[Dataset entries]
((

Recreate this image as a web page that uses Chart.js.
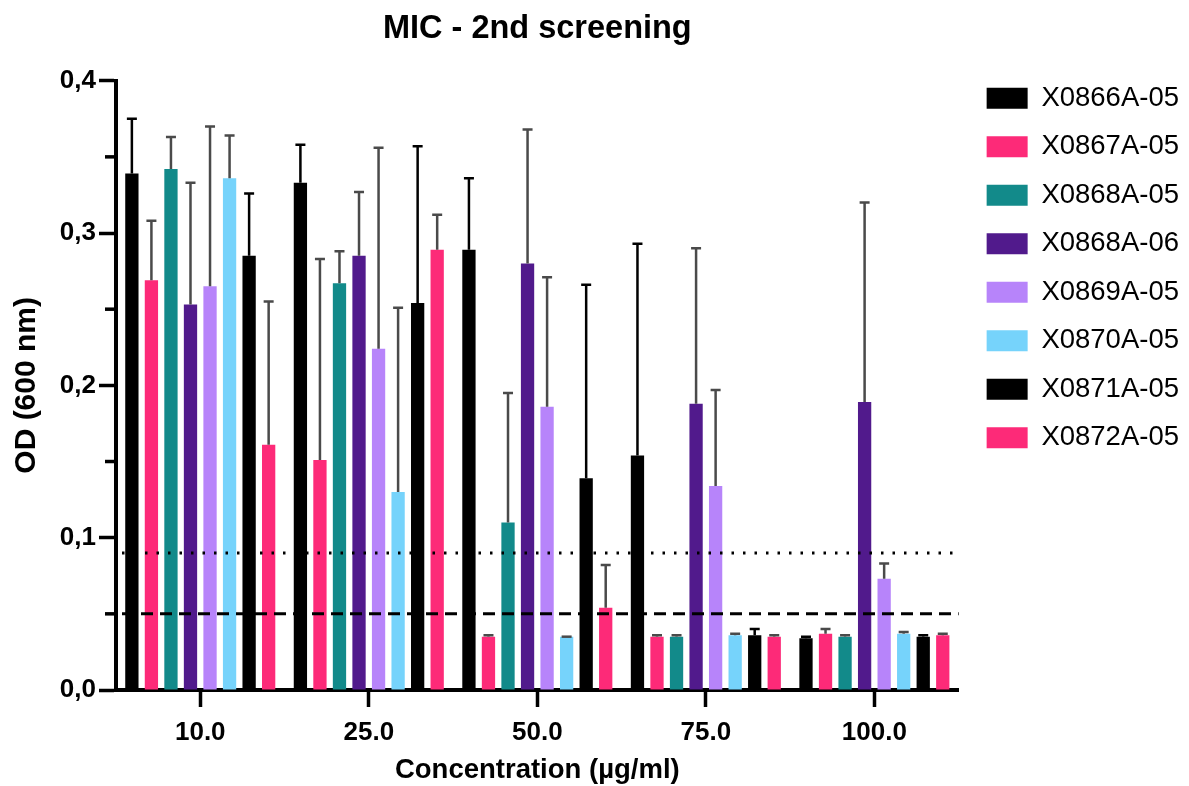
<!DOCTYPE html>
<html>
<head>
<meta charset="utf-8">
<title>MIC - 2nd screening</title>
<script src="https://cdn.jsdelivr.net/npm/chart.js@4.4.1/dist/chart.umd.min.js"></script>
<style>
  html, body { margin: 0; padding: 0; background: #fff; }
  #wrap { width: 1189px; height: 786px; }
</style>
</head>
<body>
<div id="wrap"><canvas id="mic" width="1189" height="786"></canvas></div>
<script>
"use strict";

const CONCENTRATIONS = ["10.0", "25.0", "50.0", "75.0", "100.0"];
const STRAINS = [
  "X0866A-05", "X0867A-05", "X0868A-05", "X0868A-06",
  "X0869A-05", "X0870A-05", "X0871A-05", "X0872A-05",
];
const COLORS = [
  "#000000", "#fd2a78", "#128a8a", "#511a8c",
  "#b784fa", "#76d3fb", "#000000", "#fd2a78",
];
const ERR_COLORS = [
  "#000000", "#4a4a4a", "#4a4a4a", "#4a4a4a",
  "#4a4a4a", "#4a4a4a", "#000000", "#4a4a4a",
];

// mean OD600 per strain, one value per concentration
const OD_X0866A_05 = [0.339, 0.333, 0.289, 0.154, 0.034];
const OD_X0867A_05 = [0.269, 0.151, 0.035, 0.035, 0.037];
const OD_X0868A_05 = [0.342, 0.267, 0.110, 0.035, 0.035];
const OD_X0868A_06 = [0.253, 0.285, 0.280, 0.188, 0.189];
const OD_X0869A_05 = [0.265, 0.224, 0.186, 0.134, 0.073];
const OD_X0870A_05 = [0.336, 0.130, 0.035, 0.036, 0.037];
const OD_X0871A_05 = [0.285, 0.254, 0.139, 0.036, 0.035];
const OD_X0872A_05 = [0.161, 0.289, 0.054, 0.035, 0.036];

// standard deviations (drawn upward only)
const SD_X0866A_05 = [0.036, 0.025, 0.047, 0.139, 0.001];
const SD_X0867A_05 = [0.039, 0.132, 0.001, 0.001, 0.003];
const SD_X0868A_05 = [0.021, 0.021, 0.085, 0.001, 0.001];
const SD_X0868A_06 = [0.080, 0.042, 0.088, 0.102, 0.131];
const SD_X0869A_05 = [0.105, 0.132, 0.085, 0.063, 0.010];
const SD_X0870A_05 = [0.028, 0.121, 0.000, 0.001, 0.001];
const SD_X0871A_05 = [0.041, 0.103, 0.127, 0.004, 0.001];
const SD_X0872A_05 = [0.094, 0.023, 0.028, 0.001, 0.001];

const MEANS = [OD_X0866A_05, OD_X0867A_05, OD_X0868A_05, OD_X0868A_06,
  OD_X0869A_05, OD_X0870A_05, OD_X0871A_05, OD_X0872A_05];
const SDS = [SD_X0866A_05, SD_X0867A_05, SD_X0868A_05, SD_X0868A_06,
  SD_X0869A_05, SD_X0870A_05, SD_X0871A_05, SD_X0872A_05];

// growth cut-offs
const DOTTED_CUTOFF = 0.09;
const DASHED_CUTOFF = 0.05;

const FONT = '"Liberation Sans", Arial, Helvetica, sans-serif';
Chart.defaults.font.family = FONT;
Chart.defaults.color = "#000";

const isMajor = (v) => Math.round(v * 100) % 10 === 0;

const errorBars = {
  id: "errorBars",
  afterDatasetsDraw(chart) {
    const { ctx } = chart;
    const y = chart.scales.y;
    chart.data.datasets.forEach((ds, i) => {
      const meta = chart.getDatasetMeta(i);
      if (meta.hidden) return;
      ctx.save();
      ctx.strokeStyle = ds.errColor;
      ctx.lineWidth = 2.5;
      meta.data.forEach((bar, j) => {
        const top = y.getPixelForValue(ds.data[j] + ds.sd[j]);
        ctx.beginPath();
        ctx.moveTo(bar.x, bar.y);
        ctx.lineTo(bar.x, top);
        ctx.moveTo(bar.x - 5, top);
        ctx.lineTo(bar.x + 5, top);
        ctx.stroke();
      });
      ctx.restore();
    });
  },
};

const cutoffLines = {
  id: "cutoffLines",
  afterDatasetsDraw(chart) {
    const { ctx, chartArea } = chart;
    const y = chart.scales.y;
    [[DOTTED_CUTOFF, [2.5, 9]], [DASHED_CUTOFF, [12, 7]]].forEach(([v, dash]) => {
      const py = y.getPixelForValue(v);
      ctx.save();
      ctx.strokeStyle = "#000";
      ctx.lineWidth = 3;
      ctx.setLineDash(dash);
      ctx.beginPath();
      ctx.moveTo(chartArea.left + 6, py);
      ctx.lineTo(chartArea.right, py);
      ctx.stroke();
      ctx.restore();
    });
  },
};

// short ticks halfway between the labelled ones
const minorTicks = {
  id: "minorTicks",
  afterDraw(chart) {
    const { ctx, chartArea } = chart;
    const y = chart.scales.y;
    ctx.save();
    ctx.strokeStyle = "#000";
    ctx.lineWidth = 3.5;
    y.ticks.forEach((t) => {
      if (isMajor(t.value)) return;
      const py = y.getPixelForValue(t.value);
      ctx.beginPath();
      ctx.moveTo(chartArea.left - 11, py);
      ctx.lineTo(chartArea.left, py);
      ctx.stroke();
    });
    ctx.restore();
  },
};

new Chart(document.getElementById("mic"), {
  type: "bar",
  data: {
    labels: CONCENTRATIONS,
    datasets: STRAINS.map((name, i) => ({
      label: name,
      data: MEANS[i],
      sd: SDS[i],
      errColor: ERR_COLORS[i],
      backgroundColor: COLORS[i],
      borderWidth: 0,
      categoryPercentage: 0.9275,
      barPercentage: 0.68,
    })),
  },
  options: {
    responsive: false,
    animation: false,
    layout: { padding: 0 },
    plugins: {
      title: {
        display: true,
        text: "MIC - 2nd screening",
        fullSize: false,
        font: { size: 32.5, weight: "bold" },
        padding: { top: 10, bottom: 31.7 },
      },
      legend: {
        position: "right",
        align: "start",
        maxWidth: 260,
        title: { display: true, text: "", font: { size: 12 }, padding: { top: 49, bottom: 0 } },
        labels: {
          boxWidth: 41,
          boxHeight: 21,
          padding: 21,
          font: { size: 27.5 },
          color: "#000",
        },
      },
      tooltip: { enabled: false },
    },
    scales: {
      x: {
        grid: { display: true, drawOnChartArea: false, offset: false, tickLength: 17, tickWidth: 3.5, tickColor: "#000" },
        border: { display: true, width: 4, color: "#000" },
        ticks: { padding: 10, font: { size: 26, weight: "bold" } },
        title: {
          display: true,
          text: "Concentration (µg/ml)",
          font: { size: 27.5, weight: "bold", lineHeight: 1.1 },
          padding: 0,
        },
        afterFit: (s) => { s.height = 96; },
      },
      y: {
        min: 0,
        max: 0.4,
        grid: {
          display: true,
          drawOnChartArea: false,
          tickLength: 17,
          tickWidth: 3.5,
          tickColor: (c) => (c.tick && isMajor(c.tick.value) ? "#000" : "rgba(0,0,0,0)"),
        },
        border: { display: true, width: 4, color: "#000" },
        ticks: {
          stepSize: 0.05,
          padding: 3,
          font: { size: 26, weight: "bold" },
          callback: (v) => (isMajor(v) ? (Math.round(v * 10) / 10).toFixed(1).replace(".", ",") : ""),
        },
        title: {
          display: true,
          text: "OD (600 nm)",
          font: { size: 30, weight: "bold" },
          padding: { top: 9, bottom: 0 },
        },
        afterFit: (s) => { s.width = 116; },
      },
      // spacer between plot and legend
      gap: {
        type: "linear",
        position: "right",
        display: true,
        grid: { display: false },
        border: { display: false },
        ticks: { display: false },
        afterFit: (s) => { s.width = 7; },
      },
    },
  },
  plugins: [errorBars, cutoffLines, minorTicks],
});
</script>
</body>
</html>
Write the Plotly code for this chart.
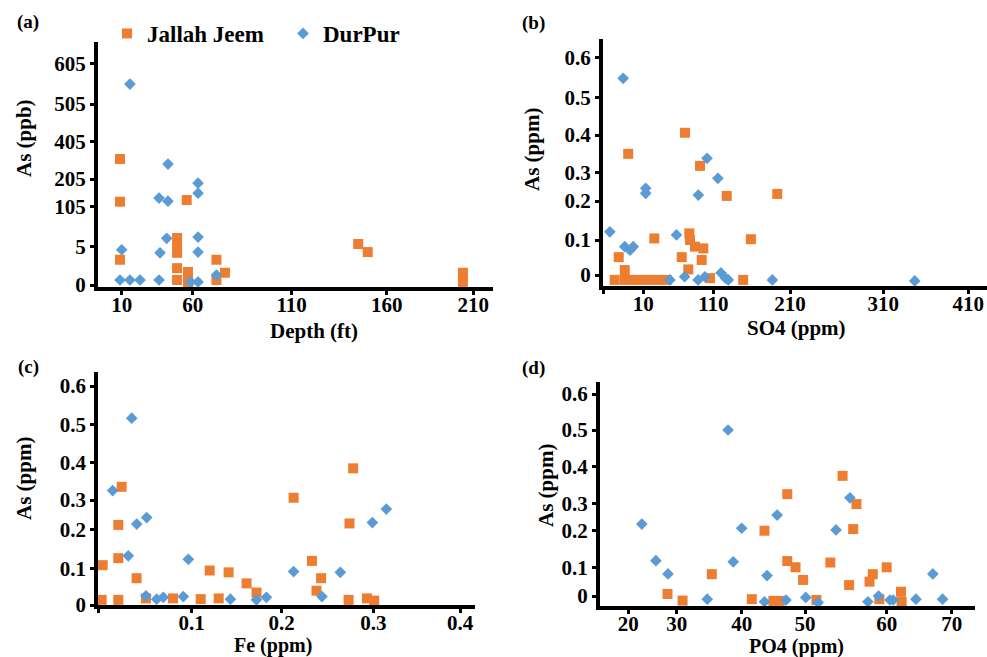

))

== WRITTEN REQUEST ==
Return to the listing above and set it down exactly, leaving out its pictures.

== RESULT ==
Recreate this image as a web page that uses Chart.js.
<!DOCTYPE html>
<html>
<head>
<meta charset="utf-8">
<title>MIC - 2nd screening</title>
<script src="https://cdn.jsdelivr.net/npm/chart.js@4.4.1/dist/chart.umd.min.js"></script>
<style>
  html, body { margin: 0; padding: 0; background: #fff; }
  #wrap { width: 1189px; height: 786px; }
</style>
</head>
<body>
<div id="wrap"><canvas id="mic" width="1189" height="786"></canvas></div>
<script>
"use strict";

const CONCENTRATIONS = ["10.0", "25.0", "50.0", "75.0", "100.0"];
const STRAINS = [
  "X0866A-05", "X0867A-05", "X0868A-05", "X0868A-06",
  "X0869A-05", "X0870A-05", "X0871A-05", "X0872A-05",
];
const COLORS = [
  "#000000", "#fd2a78", "#128a8a", "#511a8c",
  "#b784fa", "#76d3fb", "#000000", "#fd2a78",
];
const ERR_COLORS = [
  "#000000", "#4a4a4a", "#4a4a4a", "#4a4a4a",
  "#4a4a4a", "#4a4a4a", "#000000", "#4a4a4a",
];

// mean OD600 per strain, one value per concentration
const OD_X0866A_05 = [0.339, 0.333, 0.289, 0.154, 0.034];
const OD_X0867A_05 = [0.269, 0.151, 0.035, 0.035, 0.037];
const OD_X0868A_05 = [0.342, 0.267, 0.110, 0.035, 0.035];
const OD_X0868A_06 = [0.253, 0.285, 0.280, 0.188, 0.189];
const OD_X0869A_05 = [0.265, 0.224, 0.186, 0.134, 0.073];
const OD_X0870A_05 = [0.336, 0.130, 0.035, 0.036, 0.037];
const OD_X0871A_05 = [0.285, 0.254, 0.139, 0.036, 0.035];
const OD_X0872A_05 = [0.161, 0.289, 0.054, 0.035, 0.036];

// standard deviations (drawn upward only)
const SD_X0866A_05 = [0.036, 0.025, 0.047, 0.139, 0.001];
const SD_X0867A_05 = [0.039, 0.132, 0.001, 0.001, 0.003];
const SD_X0868A_05 = [0.021, 0.021, 0.085, 0.001, 0.001];
const SD_X0868A_06 = [0.080, 0.042, 0.088, 0.102, 0.131];
const SD_X0869A_05 = [0.105, 0.132, 0.085, 0.063, 0.010];
const SD_X0870A_05 = [0.028, 0.121, 0.000, 0.001, 0.001];
const SD_X0871A_05 = [0.041, 0.103, 0.127, 0.004, 0.001];
const SD_X0872A_05 = [0.094, 0.023, 0.028, 0.001, 0.001];

const MEANS = [OD_X0866A_05, OD_X0867A_05, OD_X0868A_05, OD_X0868A_06,
  OD_X0869A_05, OD_X0870A_05, OD_X0871A_05, OD_X0872A_05];
const SDS = [SD_X0866A_05, SD_X0867A_05, SD_X0868A_05, SD_X0868A_06,
  SD_X0869A_05, SD_X0870A_05, SD_X0871A_05, SD_X0872A_05];

// growth cut-offs
const DOTTED_CUTOFF = 0.09;
const DASHED_CUTOFF = 0.05;

const FONT = '"Liberation Sans", Arial, Helvetica, sans-serif';
Chart.defaults.font.family = FONT;
Chart.defaults.color = "#000";

const isMajor = (v) => Math.round(v * 100) % 10 === 0;

const errorBars = {
  id: "errorBars",
  afterDatasetsDraw(chart) {
    const { ctx } = chart;
    const y = chart.scales.y;
    chart.data.datasets.forEach((ds, i) => {
      const meta = chart.getDatasetMeta(i);
      if (meta.hidden) return;
      ctx.save();
      ctx.strokeStyle = ds.errColor;
      ctx.lineWidth = 2.5;
      meta.data.forEach((bar, j) => {
        const top = y.getPixelForValue(ds.data[j] + ds.sd[j]);
        ctx.beginPath();
        ctx.moveTo(bar.x, bar.y);
        ctx.lineTo(bar.x, top);
        ctx.moveTo(bar.x - 5, top);
        ctx.lineTo(bar.x + 5, top);
        ctx.stroke();
      });
      ctx.restore();
    });
  },
};

const cutoffLines = {
  id: "cutoffLines",
  afterDatasetsDraw(chart) {
    const { ctx, chartArea } = chart;
    const y = chart.scales.y;
    [[DOTTED_CUTOFF, [2.5, 9]], [DASHED_CUTOFF, [12, 7]]].forEach(([v, dash]) => {
      const py = y.getPixelForValue(v);
      ctx.save();
      ctx.strokeStyle = "#000";
      ctx.lineWidth = 3;
      ctx.setLineDash(dash);
      ctx.beginPath();
      ctx.moveTo(chartArea.left + 6, py);
      ctx.lineTo(chartArea.right, py);
      ctx.stroke();
      ctx.restore();
    });
  },
};

// short ticks halfway between the labelled ones
const minorTicks = {
  id: "minorTicks",
  afterDraw(chart) {
    const { ctx, chartArea } = chart;
    const y = chart.scales.y;
    ctx.save();
    ctx.strokeStyle = "#000";
    ctx.lineWidth = 3.5;
    y.ticks.forEach((t) => {
      if (isMajor(t.value)) return;
      const py = y.getPixelForValue(t.value);
      ctx.beginPath();
      ctx.moveTo(chartArea.left - 11, py);
      ctx.lineTo(chartArea.left, py);
      ctx.stroke();
    });
    ctx.restore();
  },
};

new Chart(document.getElementById("mic"), {
  type: "bar",
  data: {
    labels: CONCENTRATIONS,
    datasets: STRAINS.map((name, i) => ({
      label: name,
      data: MEANS[i],
      sd: SDS[i],
      errColor: ERR_COLORS[i],
      backgroundColor: COLORS[i],
      borderWidth: 0,
      categoryPercentage: 0.9275,
      barPercentage: 0.68,
    })),
  },
  options: {
    responsive: false,
    animation: false,
    layout: { padding: 0 },
    plugins: {
      title: {
        display: true,
        text: "MIC - 2nd screening",
        fullSize: false,
        font: { size: 32.5, weight: "bold" },
        padding: { top: 10, bottom: 31.7 },
      },
      legend: {
        position: "right",
        align: "start",
        maxWidth: 260,
        title: { display: true, text: "", font: { size: 12 }, padding: { top: 49, bottom: 0 } },
        labels: {
          boxWidth: 41,
          boxHeight: 21,
          padding: 21,
          font: { size: 27.5 },
          color: "#000",
        },
      },
      tooltip: { enabled: false },
    },
    scales: {
      x: {
        grid: { display: true, drawOnChartArea: false, offset: false, tickLength: 17, tickWidth: 3.5, tickColor: "#000" },
        border: { display: true, width: 4, color: "#000" },
        ticks: { padding: 10, font: { size: 26, weight: "bold" } },
        title: {
          display: true,
          text: "Concentration (µg/ml)",
          font: { size: 27.5, weight: "bold", lineHeight: 1.1 },
          padding: 0,
        },
        afterFit: (s) => { s.height = 96; },
      },
      y: {
        min: 0,
        max: 0.4,
        grid: {
          display: true,
          drawOnChartArea: false,
          tickLength: 17,
          tickWidth: 3.5,
          tickColor: (c) => (c.tick && isMajor(c.tick.value) ? "#000" : "rgba(0,0,0,0)"),
        },
        border: { display: true, width: 4, color: "#000" },
        ticks: {
          stepSize: 0.05,
          padding: 3,
          font: { size: 26, weight: "bold" },
          callback: (v) => (isMajor(v) ? (Math.round(v * 10) / 10).toFixed(1).replace(".", ",") : ""),
        },
        title: {
          display: true,
          text: "OD (600 nm)",
          font: { size: 30, weight: "bold" },
          padding: { top: 9, bottom: 0 },
        },
        afterFit: (s) => { s.width = 116; },
      },
      // spacer between plot and legend
      gap: {
        type: "linear",
        position: "right",
        display: true,
        grid: { display: false },
        border: { display: false },
        ticks: { display: false },
        afterFit: (s) => { s.width = 7; },
      },
    },
  },
  plugins: [errorBars, cutoffLines, minorTicks],
});
</script>
</body>
</html>
Write the Plotly code for this chart.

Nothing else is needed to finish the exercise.